The other two applications were a game called Jink, that ended up taking third place in the gamedev competition at Assembly 2013, and some kind of rollercoaster application, which my friend M tried out. He’ll hopefully read this, and give us his take in the comments.

The dev kit supports Windows, Linux, OS X, iOS and Android (so that takes care of most of the platforms this’d ever be used on). The estimated price (this is just a guess, and has not been confirmed AFAIK), would be 300 or less. A price I will gladly pay once this comes out. The amount of applications that could run on this, plus the wireless nature will make this a killer device for any tech-head. The Occulus Rift homepage is telling me that Half-Life 2 (and I assume any and all games with the same engine, at least eventually (I hope!)) will be officially supported for the Rift.

Oh. Wow!

Also, apparently anyone can get the dev kit right now for the 300 dollars + what ever applicable fees to your  country.

On to Assembly. This year we were there with a four person crew. We had machine seats, and brought our own computers to the party. To sum things up:

  • The network worked well with just a few glitches during the 72+ hours.
  • The audio was great, despite certain microphone tomfoolery (which happens at all such events, I’m sure, not just Assembly!)
  • The big screen worked fine, though, the encircling LEDs were like… super bright and murder in the midst of the otherwise dark arena floor.
  • Intros & Demos & Music:
    • Music kicked ass in all categories. Good entries.
    • 1K and 4K Intros were of excellent quality
    • Short film and Real Wild were great, I really admired the work done on the reverse engineered Helsinki Metro sign, and the associated Real Wild entry “Next train takes no passengers”
    • Demo and Oldskool categories were disappointing, really. Demo only had 7 entries and one that I would consider good, a second one that was so-so, and the rest being of ‘meh’-quality.
    • It’s not that they were outright bad, but they just didn’t have the Wow!-factor.
  • Game of the year seemed to be League of Legends (or LoL) as well as SC2.
  • No clear new memes that I could pick up.
  • More girls than ever
  • Younger kids
  • Fatter kids
  • Cory Doctorow KICKED ASS. Great speaker.

I can’t be asked to write more. I spent the nights at home, like a true old curmudgeon, but I was there for all but a few compo entries. And that’s the main reason I go anyway, since I don’t need permission from mommy to play games all day at home.

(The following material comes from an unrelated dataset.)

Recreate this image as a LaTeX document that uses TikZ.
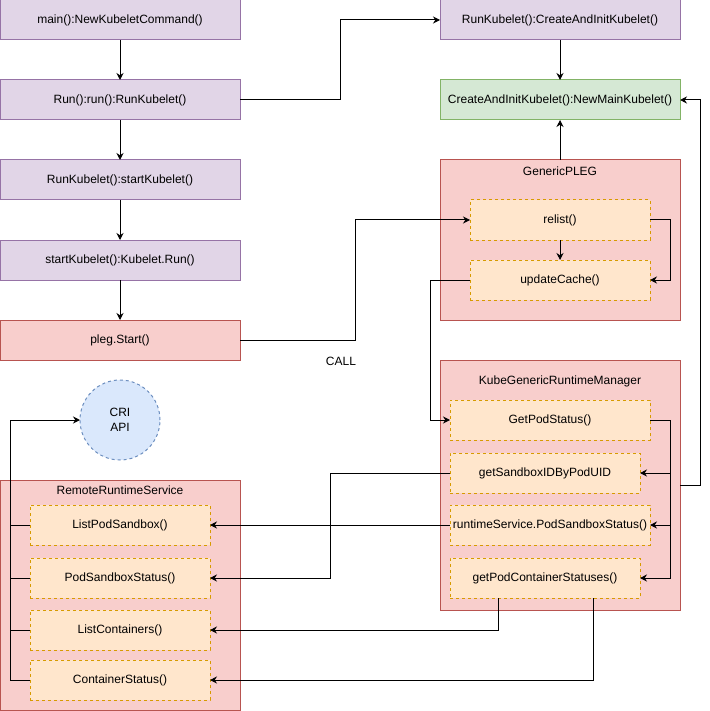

Best quote? “These tickets cost me 145 euros, so you will do exactly as I say!”, by a mother to a kid in the long line to get into the arena.

Peace out.

 

Sources:

http://en.wikipedia.org/wiki/Occulus_Rift
http://www.oculusvr.com/
http://www.assembly.org/summer13/news/final-competition-results
http://archive.assembly.org/2013/real-wild-demo/next-train-takes-no-passengers-by-sooda
http://archive.assembly.org/2013/gamedev/jink-by-taat-2013
http://www.assembly.org/summer13/

 

3 Replies to “The Vee Arr and Assembly 2013 wrap-up”

  1. Short comments on Oculus Rift and VR. The rollercoaster experience was a short track on which a cart continuously moved. You could only look around while the cart was moving. But even though the resolution was low I must say I was immediately immersed in the experience. My eyes had a 180 degree view of the scenery passing by and when I turned my head, it was exactly as if looking around in the cart. As a result my brain immediately assumed I actually sat in a rollercoaster cart.

    The funky part was when a downhill section approached me. My body tensed automatically and as the cart started accelerating down, my inner ear went berserk. “Clearly you are accelerating downhill but why is there no physical sensation of wind or changing gravity?” I quickly became nauseous. This literally happened within 10-15 seconds of wearing the goggles. So I’m amazed at how immersive the experience was, even with the shitty resolution. It was nowhere near photorealistic. I can only imagine how well the brain will be tricked when the scenery *is* photorealistic.

    So maybe rollercoaster experiences aren’t the best application for those goggles unless you like being nauseous. Or, of course, if you can sit in a chair that turns with the application and rumbles, intensifying the simulation. I could envision this being possible in arcades where each game instance costs a euro or something. I don’t really foresee everyone having a hydraulic chair at home…

    The other applications are of course examining potential apartments and houses without physically visiting the location, very handy if the apartment is far away; likewise planning a new living room or kitchen and walking around in your “renovated” room to simulate different decorating solutions; various exploration games… And of course, a new more immersive DOOM experience. 😀 Aaaand other first-person angle games. I’m sure a whole lot of new games of that sort will be created with the advent of these goggles.

    I’m also thinking of viewing stuff recorded with Google Glass with the Rift. A modified Glass pair, of course, with dual cameras. Apart from really wild movement (again, because that would cause nausea), you could really experience someone else’s life through this combination. Parkour through a city, walking inside and around the Angkor Wat, jumping out of an airplane… Many experiences that would otherwise cost a lot of money or demand peak physical condition would be available as an almost first-hand experience. Think about the paralyzed, bed-ridden for all their lives… They could still see tremendous beauty through the eyes of others.

    The big difference therein is of course that if you view recorded video, you can’t look around any more than the person did who recorded the video for you. But it’s still a much more immersive experience than watching that video from a desktop screen using 3D glasses… It’s as if you’re there.

    All in all, a very cool product with lots of promise.

    1. Did you see the video of the guilliotine simulator for Oculus? The woman looked really terrified when her head got cut off in the vr environment, and then rolled on the ground before the view faded to black.